In Uttarakhand, the recent desertion of senior leaders has left the Congress fort solely in the hands of Harish Rawat. Moreover, as political observers say, the BJP is hitting the right chords in the state with its claims of having delivered on the One Rank One Pension promise and executed strikes against Pakistan. After all, the small state has a huge population of ex-servicemen and has lent the names of two of its regions—Garhwal and Kumaon—to two proud regiments of the Indian Army.

Overall, what do the survey results portend? Based on the results one can hazard two predictions—one short-term and one long-term.

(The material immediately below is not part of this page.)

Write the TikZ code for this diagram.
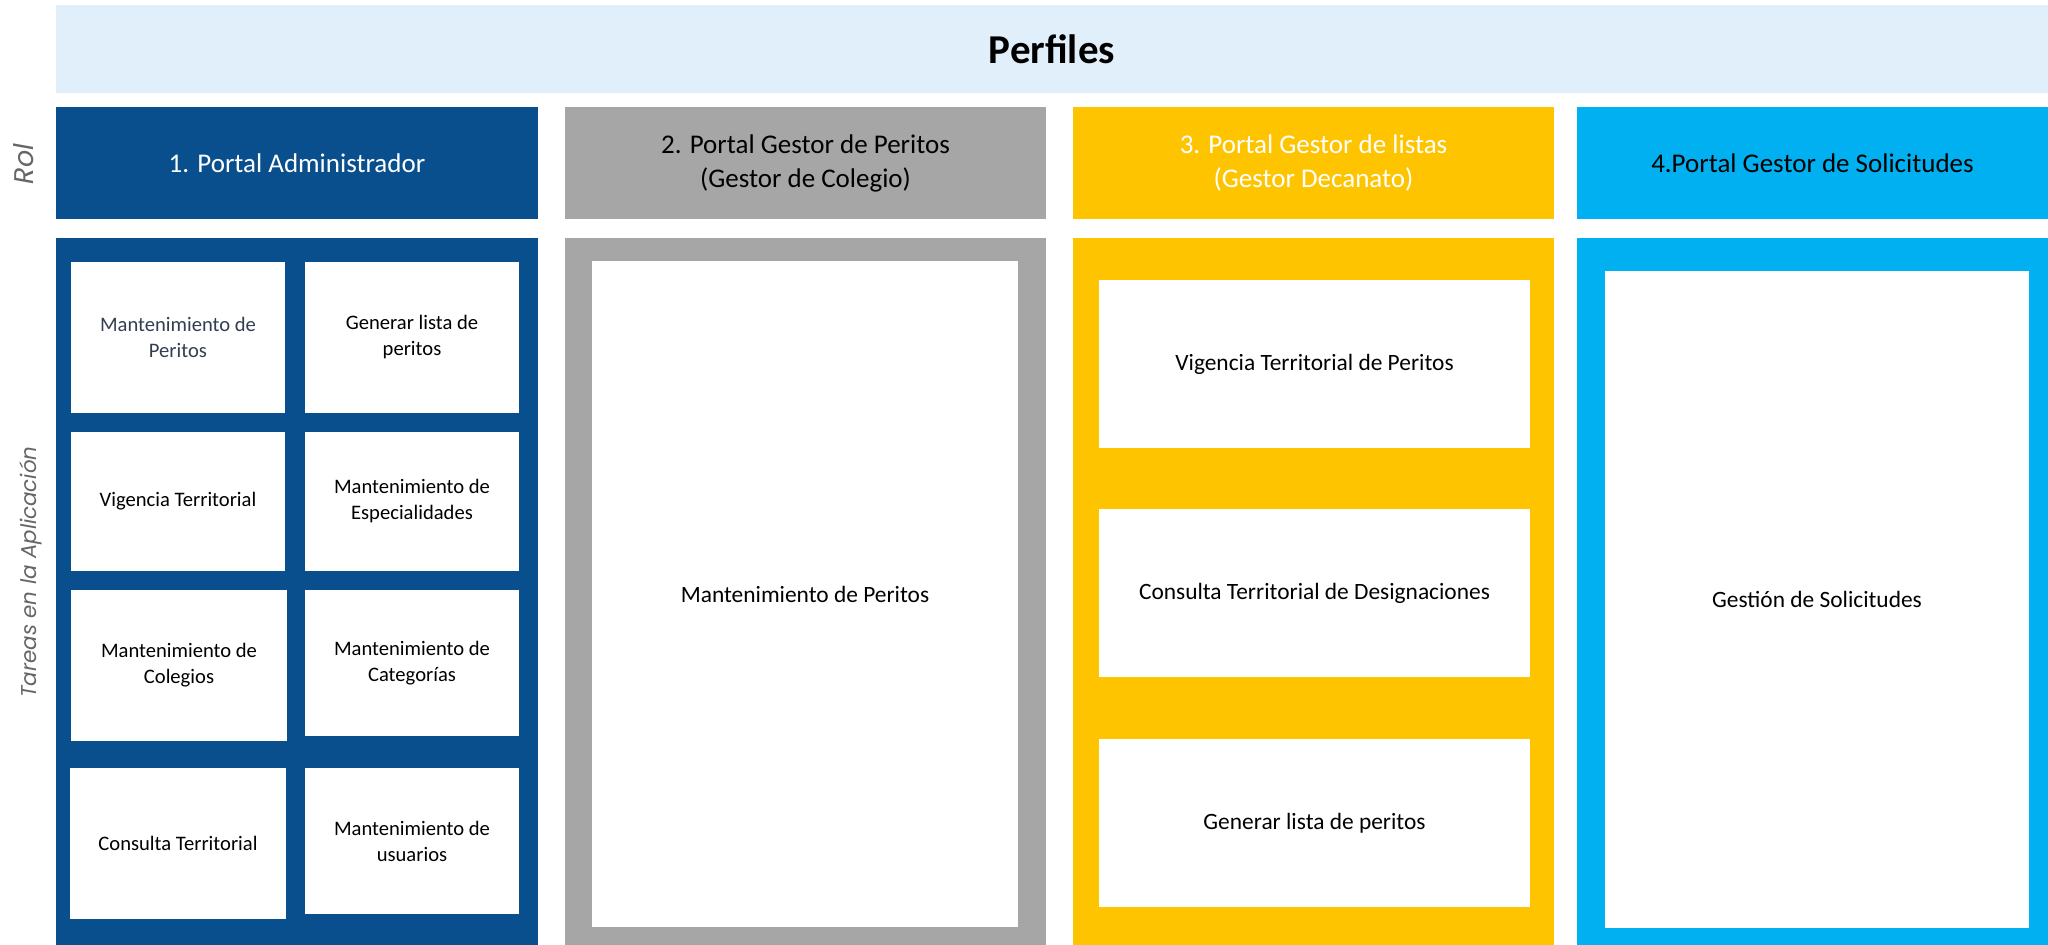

If the survey results tally with the actual results, Narendra Modi will find it hard to get his man in the Rashtrapati Bhavan in July. Even with these many seats, he may just about manage 40 per cent votes in a presidential poll. Which means he will have to seek a candidate who would be acceptable to his allies too.

In the long term? Well, Modi may not be able to realise his dream of one-nation-one vote, his new slogan for ringing in a system of holding simultaneous elections to Parliament and the state legislatures. Such a changeover will require major amendments to the Constitution. A fractured political landscape across the multitude of states may not yield him those amendments.

In other words, electoral instability, if not political instability, is here to stay for a while longer.

Methodology

A large scale sample survey of 24,256 eligible voters across Uttar Pradesh, Punjab, Uttarakhand and Goa (age 18 years or more and enrolled in the electoral roll) was undertaken in January 2017.

Computer Aided Personal Interviews were used to ensure better quality of questionnaire administration by controlling the order in which questions are asked through a pre-programmed script and not leaving it to the discretion of the interviewers.